Before that, however, numerous ideas were considered regarding Traveller's true origins. Several writers took his examples of god-like power literally, and imagined he was an actual fallen angel or even Judas Iscariot himself, condemned by the One Above All to walk the Earth until he came to truly understand and appreciate the nature of good and evil. His constant companion and alleged servant, Scrier, would have been revealed as Mephisto in disguise, deliberately manipulating Traveller to prevent the very revelations the Almighty endeavored to teach him. Their final conflict would have set the stage for the end of the Clone Saga, which Marvel was desperate to end in a satisfactory but definitive manner after the idea meandered for four times longer than the original proposal. Traveller and Mephisto would have used Peter Parker as their pawn in a last test of good and evil, a complicated plot that would create a time loop, sending him back in time to become Ben Reilly and thus revealing BOTH Peter and Ben were the original Spider-Man.
Other explanations for Judas Traveller were equally absurd and centered around ways to undo the revelations at the Clone Saga's halfway point that Ben was the real Peter Parker and Peter was only the clone. Those tests were done in the laboratory of Ben's friend, geneticist Seward Trainer. One idea was that Judas Traveller was in his own time loop, an alternate future version of Trainer who named himself Judas after betraying Peter and falsifying the lab results to make Ben seem like the original.
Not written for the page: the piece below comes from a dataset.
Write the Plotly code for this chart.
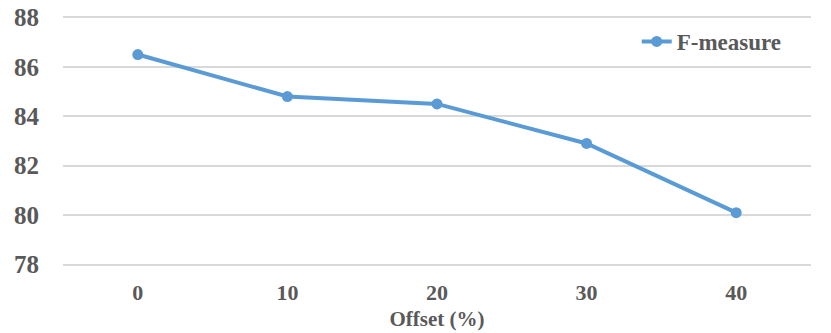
import plotly.graph_objects as go

categories = ["0", "10", "20", "30", "40"]
f_measure = [86.5, 84.8, 84.5, 82.9, 80.1]
y_ticks = [78, 80, 82, 84, 86, 88]

font_family = "Liberation Serif, Times New Roman, serif"
text_color = "#595959"
line_color = "#5B9BD5"

fig = go.Figure()
fig.add_trace(go.Scatter(
    x=categories, y=f_measure, mode="lines+markers", name="F-measure",
    line=dict(color=line_color, width=4),
    marker=dict(color=line_color, size=11),
))

fig.update_layout(
    width=823, height=325,
    margin=dict(l=55, r=20, t=7, b=66),
    paper_bgcolor="white", plot_bgcolor="white",
    font=dict(family=font_family, color=text_color),
    showlegend=True,
    legend=dict(
        x=0.767, y=0.895, xanchor="left", yanchor="middle",
        font=dict(size=23, family=font_family, color=text_color, weight="bold"),
        bgcolor="rgba(0,0,0,0)",
    ),
    xaxis=dict(
        type="category", range=[-0.5, 4.5], automargin=False,
        showgrid=False, zeroline=False, showline=False,
        ticks="outside", ticklen=6, tickcolor="rgba(0,0,0,0)",
        tickfont=dict(size=22, family=font_family, color=text_color, weight="bold"),
        title=dict(text="Offset (%)", standoff=6,
                   font=dict(size=21, family=font_family, color=text_color, weight="bold")),
    ),
    yaxis=dict(
        range=[77.9, 88.1], tickvals=y_ticks, automargin=False,
        ticklabeloverflow="allow",
        showgrid=True, gridcolor="#D9D9D9", gridwidth=1.5,
        zeroline=False, showline=False,
        ticks="outside", ticklen=18, tickcolor="rgba(0,0,0,0)",
        tickfont=dict(size=25, family=font_family, color=text_color, weight="bold"),
    ),
)

fig.write_html("out.html")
Another idea focused on the Master Programmer, a virtual intelligence linked to the female Doctor Octopus. It was the Programmer who digitally accessed Trainer's computers and altered the test results to take revenge on Spider-Man. The Master Programmer also created Traveller and Scrier as advanced virtual constructs to carry out its bidding. As chaotic as the memos and ideas were being passed around the Spider-office, they got the last laugh by publishing a one-shot special which memorialized these whims and possibilites in Spider-Man: 101 Ways to End the Clone Saga #1.